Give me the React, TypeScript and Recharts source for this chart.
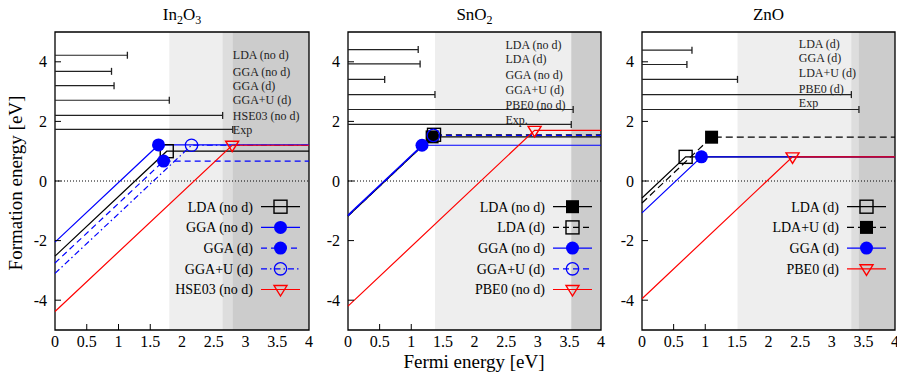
import { ComposedChart, Line, ReferenceArea, ReferenceLine, Scatter, XAxis, YAxis } from 'recharts'

const FONT = '"Liberation Serif", "Times New Roman", serif'
const BLACK = '#000000'
const BLUE = '#0000ff'
const RED = '#ff0000'
const SHADES = ['#eeeeee', '#dddddd', '#cccccc']

const xTicks = [0, 0.5, 1, 1.5, 2, 2.5, 3, 3.5, 4]
const yTicks = [-4, -2, 0, 2, 4]

// In2O3: line start at Ef=0, kink position, plateau level
const in2o3Methods = ['LDA (no d)', 'GGA (no d)', 'GGA (d)', 'GGA+U (d)', 'HSE03 (no d)']
const in2o3Start = [-2.52, -2.05, -2.75, -3.1, -4.38]
const in2o3KinkX = [1.76, 1.63, 1.71, 2.15, 2.79]
const in2o3Level = [1.0, 1.21, 0.67, 1.2, 1.2]
const in2o3GapLabels = ['LDA (no d)', 'GGA (no d)', 'GGA (d)', 'GGA+U (d)', 'HSE03 (no d)', 'Exp']
const in2o3Gaps = [1.14, 0.89, 0.93, 1.8, 2.64, 2.8]
const in2o3GapRows = [4.22, 3.68, 3.2, 2.71, 2.2, 1.73]

// SnO2
const sno2Methods = ['LDA (no d)', 'LDA (d)', 'GGA (no d)', 'GGA+U (d)', 'PBE0 (no d)']
const sno2Start = [-1.18, -1.17, -1.14, -1.17, -4.2]
const sno2KinkX = [1.33, 1.36, 1.17, 1.35, 2.95]
const sno2Level = [1.48, 1.55, 1.2, 1.53, 1.7]
const sno2GapLabels = ['LDA (no d)', 'LDA (d)', 'GGA (no d)', 'GGA+U (d)', 'PBE0 (no d)', 'Exp.']
const sno2Gaps = [1.11, 1.14, 0.58, 1.375, 3.56, 3.53]
const sno2GapRows = [4.41, 3.93, 3.41, 2.9, 2.4, 1.9]

// ZnO
const znoMethods = ['LDA (d)', 'LDA+U (d)', 'GGA (d)', 'PBE0 (d)']
const znoStart = [-0.57, -0.74, -1.07, -3.95]
const znoKinkX = [0.69, 1.1, 0.94, 2.38]
const znoLevel = [0.81, 1.47, 0.81, 0.81]
const znoGapLabels = ['LDA (d)', 'GGA (d)', 'LDA+U (d)', 'PBE0 (d)', 'Exp']
const znoGaps = [0.79, 0.71, 1.51, 3.31, 3.43]
const znoGapRows = [4.39, 3.91, 3.41, 2.9, 2.4]

type MarkerKind = 'openSquare' | 'filledSquare' | 'dot' | 'openCircle' | 'triangle'

const panels = [
  {
    title: <>In<tspan dy={4} fontSize={12}>2</tspan><tspan dy={-4}>O</tspan><tspan dy={4} fontSize={12}>3</tspan></>,
    plotLeft: 55, plotRight: 309,
    methods: in2o3Methods, start: in2o3Start, kinkX: in2o3KinkX, level: in2o3Level,
    colors: [BLACK, BLUE, BLUE, BLUE, RED],
    dashes: ['', '', '6 4', '6 3 1.5 3', ''],
    markers: ['openSquare', 'dot', 'dot', 'openCircle', 'triangle'] as MarkerKind[],
    gapLabels: in2o3GapLabels, gaps: in2o3Gaps, rows: in2o3GapRows,
    labelX: 2.8, labelShift: 0,
    shade: [in2o3Gaps[3], in2o3Gaps[4], in2o3Gaps[5]],
  },
  {
    title: <>SnO<tspan dy={4} fontSize={12}>2</tspan></>,
    plotLeft: 348, plotRight: 601,
    methods: sno2Methods, start: sno2Start, kinkX: sno2KinkX, level: sno2Level,
    colors: [BLACK, BLACK, BLUE, BLUE, RED],
    dashes: ['', '6 4', '', '6 4', ''],
    markers: ['filledSquare', 'openSquare', 'dot', 'openCircle', 'triangle'] as MarkerKind[],
    gapLabels: sno2GapLabels, gaps: sno2Gaps, rows: sno2GapRows,
    labelX: 2.49, labelShift: 0.17,
    shade: [sno2Gaps[3], sno2Gaps[4], sno2Gaps[5]],
  },
  {
    title: <>ZnO</>,
    plotLeft: 642, plotRight: 895,
    methods: znoMethods, start: znoStart, kinkX: znoKinkX, level: znoLevel,
    colors: [BLACK, BLACK, BLUE, RED],
    dashes: ['', '7 4', '', ''],
    markers: ['openSquare', 'filledSquare', 'dot', 'triangle'] as MarkerKind[],
    gapLabels: znoGapLabels, gaps: znoGaps, rows: znoGapRows,
    labelX: 2.48, labelShift: 0.21,
    shade: [znoGaps[2], znoGaps[3], znoGaps[4]],
  },
]

type Panel = (typeof panels)[number]

const HEIGHT = 375
const Y_AXIS_W = 55
const RIGHT_PAD = 12

function Marker({ kind, cx, cy, color }: { kind: MarkerKind; cx: number; cy: number; color: string }) {
  const s = 6.5
  if (kind === 'openSquare')
    return <rect x={cx - s} y={cy - s} width={2 * s} height={2 * s} fill="none" stroke={color} strokeWidth={1.4} />
  if (kind === 'filledSquare')
    return <rect x={cx - s} y={cy - s} width={2 * s} height={2 * s} fill={color} />
  if (kind === 'dot') return <circle cx={cx} cy={cy} r={6.5} fill={color} />
  if (kind === 'openCircle') return <circle cx={cx} cy={cy} r={6.2} fill="none" stroke={color} strokeWidth={1.3} />
  return (
    <polygon
      points={`${cx - 6.5},${cy - 4} ${cx + 6.5},${cy - 4} ${cx},${cy + 6.5}`}
      fill="none"
      stroke={color}
      strokeWidth={1.4}
    />
  )
}

function PanelChart({ p }: { p: Panel }) {
  const plotW = p.plotRight - p.plotLeft
  const width = Y_AXIS_W + plotW + RIGHT_PAD
  const hideFrom = p.shade[0] - 0.03

  const caps = p.gaps.map((g, i) => ({ x: g, y: p.rows[i] }))
  const labels = p.gapLabels.map((name, i) => ({ x: p.labelX, y: p.rows[i] + p.labelShift, name }))

  return (
    <div style={{ position: 'absolute', left: p.plotLeft - Y_AXIS_W, top: 0 }}>
      <ComposedChart width={width} height={HEIGHT} margin={{ top: 32, right: RIGHT_PAD, bottom: 0, left: 0 }}>
        <XAxis
          type="number"
          dataKey="x"
          domain={[0, 4]}
          ticks={xTicks}
          interval={0}
          height={45}
          tickSize={0}
          tickMargin={6}
          axisLine={false}
          tickLine={false}
          tick={(t: any) => (
            <g>
              {t.payload.value > 0 && t.payload.value < hideFrom && (
                <line x1={t.x} x2={t.x} y1={t.y - 6} y2={t.y - 12} stroke={BLACK} />
              )}
              <text x={t.x} y={t.y} dy="0.71em" textAnchor="middle" fontSize={16} fontFamily={FONT} fill={BLACK}>
                {t.payload.value}
              </text>
            </g>
          )}
        />
        <XAxis
          xAxisId="top"
          orientation="top"
          type="number"
          domain={[0, 4]}
          ticks={xTicks}
          interval={0}
          height={0}
          tickSize={0}
          tickMargin={0}
          axisLine={false}
          tickLine={false}
          tick={(t: any) =>
            t.payload.value > 0 && t.payload.value < hideFrom ? (
              <line x1={t.x} x2={t.x} y1={t.y} y2={t.y + 6} stroke={BLACK} />
            ) : (
              <g />
            )
          }
        />
        <YAxis
          type="number"
          dataKey="y"
          domain={[-5, 5]}
          ticks={yTicks}
          interval={0}
          width={Y_AXIS_W}
          tickSize={0}
          tickMargin={8}
          axisLine={false}
          tickLine={false}
          tick={(t: any) => (
            <g>
              <line x1={t.x + 8} x2={t.x + 14} y1={t.y} y2={t.y} stroke={BLACK} />
              <text x={t.x} y={t.y} dy="0.35em" textAnchor="end" fontSize={16} fontFamily={FONT} fill={BLACK}>
                {t.payload.value}
              </text>
            </g>
          )}
        />

        {p.shade.map((from, i) => (
          <ReferenceArea key={`s${i}`} x1={from} x2={4} y1={-5} y2={5} fill={SHADES[i]} fillOpacity={1} stroke="none" />
        ))}

        <ReferenceLine y={0} stroke={BLACK} strokeWidth={1} strokeDasharray="1 2" />

        {p.gaps.map((g, i) => (
          <ReferenceLine
            key={`g${i}`}
            segment={[{ x: 0, y: p.rows[i] }, { x: g, y: p.rows[i] }]}
            stroke="#222"
            strokeWidth={1.2}
          />
        ))}

        {p.methods.map((m, i) => (
          <Line
            key={m}
            name={m}
            data={[
              { x: 0, y: p.start[i] },
              { x: p.kinkX[i], y: p.level[i] },
              { x: 4, y: p.level[i] },
            ]}
            dataKey="y"
            stroke={p.colors[i]}
            strokeWidth={1.2}
            strokeDasharray={p.dashes[i] || undefined}
            dot={(d: any) =>
              d.index === 1 ? (
                <Marker key={`m${i}`} kind={p.markers[i]} cx={d.cx} cy={d.cy} color={p.colors[i]} />
              ) : (
                <g key={`n${i}-${d.index}`} />
              )
            }
            activeDot={false}
            isAnimationActive={false}
          />
        ))}

        <Scatter
          data={caps}
          isAnimationActive={false}
          shape={(s: any) => <line x1={s.cx} x2={s.cx} y1={s.cy - 3.5} y2={s.cy + 3.5} stroke="#222" strokeWidth={1.3} />}
        />
        <Scatter
          data={labels}
          isAnimationActive={false}
          shape={(s: any) => (
            <text x={s.cx} y={s.cy} dy="0.35em" fontSize={12} fontFamily={FONT} fill="#222">
              {s.payload.name}
            </text>
          )}
        />

        <ReferenceArea x1={0} x2={4} y1={-5} y2={5} fill="none" stroke={BLACK} strokeWidth={1.3} />
      </ComposedChart>
    </div>
  )
}

function Overlay() {
  return (
    <svg width={897} height={HEIGHT} style={{ position: 'absolute', left: 0, top: 0, pointerEvents: 'none' }}>
      {panels.map((p, pi) => (
        <g key={pi}>
          <text x={(p.plotLeft + p.plotRight) / 2} y={20} textAnchor="middle" fontSize={17} fontFamily={FONT}>
            {p.title}
          </text>
          {p.methods.map((m, i) => {
            const y = 206.7 + i * 20.7
            const x1 = p.plotRight - 48
            const x2 = p.plotRight - 9
            return (
              <g key={m}>
                <text x={p.plotRight - 56} y={y} dy="0.35em" textAnchor="end" fontSize={14} fontFamily={FONT}>
                  {m}
                </text>
                <line
                  x1={x1}
                  x2={x2}
                  y1={y}
                  y2={y}
                  stroke={p.colors[i]}
                  strokeWidth={1.2}
                  strokeDasharray={p.dashes[i] || undefined}
                />
                <Marker kind={p.markers[i]} cx={(x1 + x2) / 2} cy={y} color={p.colors[i]} />
              </g>
            )
          })}
        </g>
      ))}
      <text x={474} y={368} textAnchor="middle" fontSize={19} fontFamily={FONT}>
        Fermi energy [eV]
      </text>
      <text transform="translate(22,183) rotate(-90)" textAnchor="middle" fontSize={19} fontFamily={FONT}>
        Formation energy [eV]
      </text>
    </svg>
  )
}

export default function App() {
  return (
    <div style={{ position: 'absolute', left: 0, top: 0, width: 897, height: HEIGHT, overflow: 'hidden', background: '#fff' }}>
      {panels.map((p, i) => (
        <PanelChart key={i} p={p} />
      ))}
      <Overlay />
    </div>
  )
}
________
• Requirements: Set down again, exactly, the lines of the material above from its first line to the one with "const yTicks = [-4, -2, 0, 2, 4]", inclusive. Leave the pictures out.

• The response:
Give me the React, TypeScript and Recharts source for this chart.
import { ComposedChart, Line, ReferenceArea, ReferenceLine, Scatter, XAxis, YAxis } from 'recharts'

const FONT = '"Liberation Serif", "Times New Roman", serif'
const BLACK = '#000000'
const BLUE = '#0000ff'
const RED = '#ff0000'
const SHADES = ['#eeeeee', '#dddddd', '#cccccc']

const xTicks = [0, 0.5, 1, 1.5, 2, 2.5, 3, 3.5, 4]
const yTicks = [-4, -2, 0, 2, 4]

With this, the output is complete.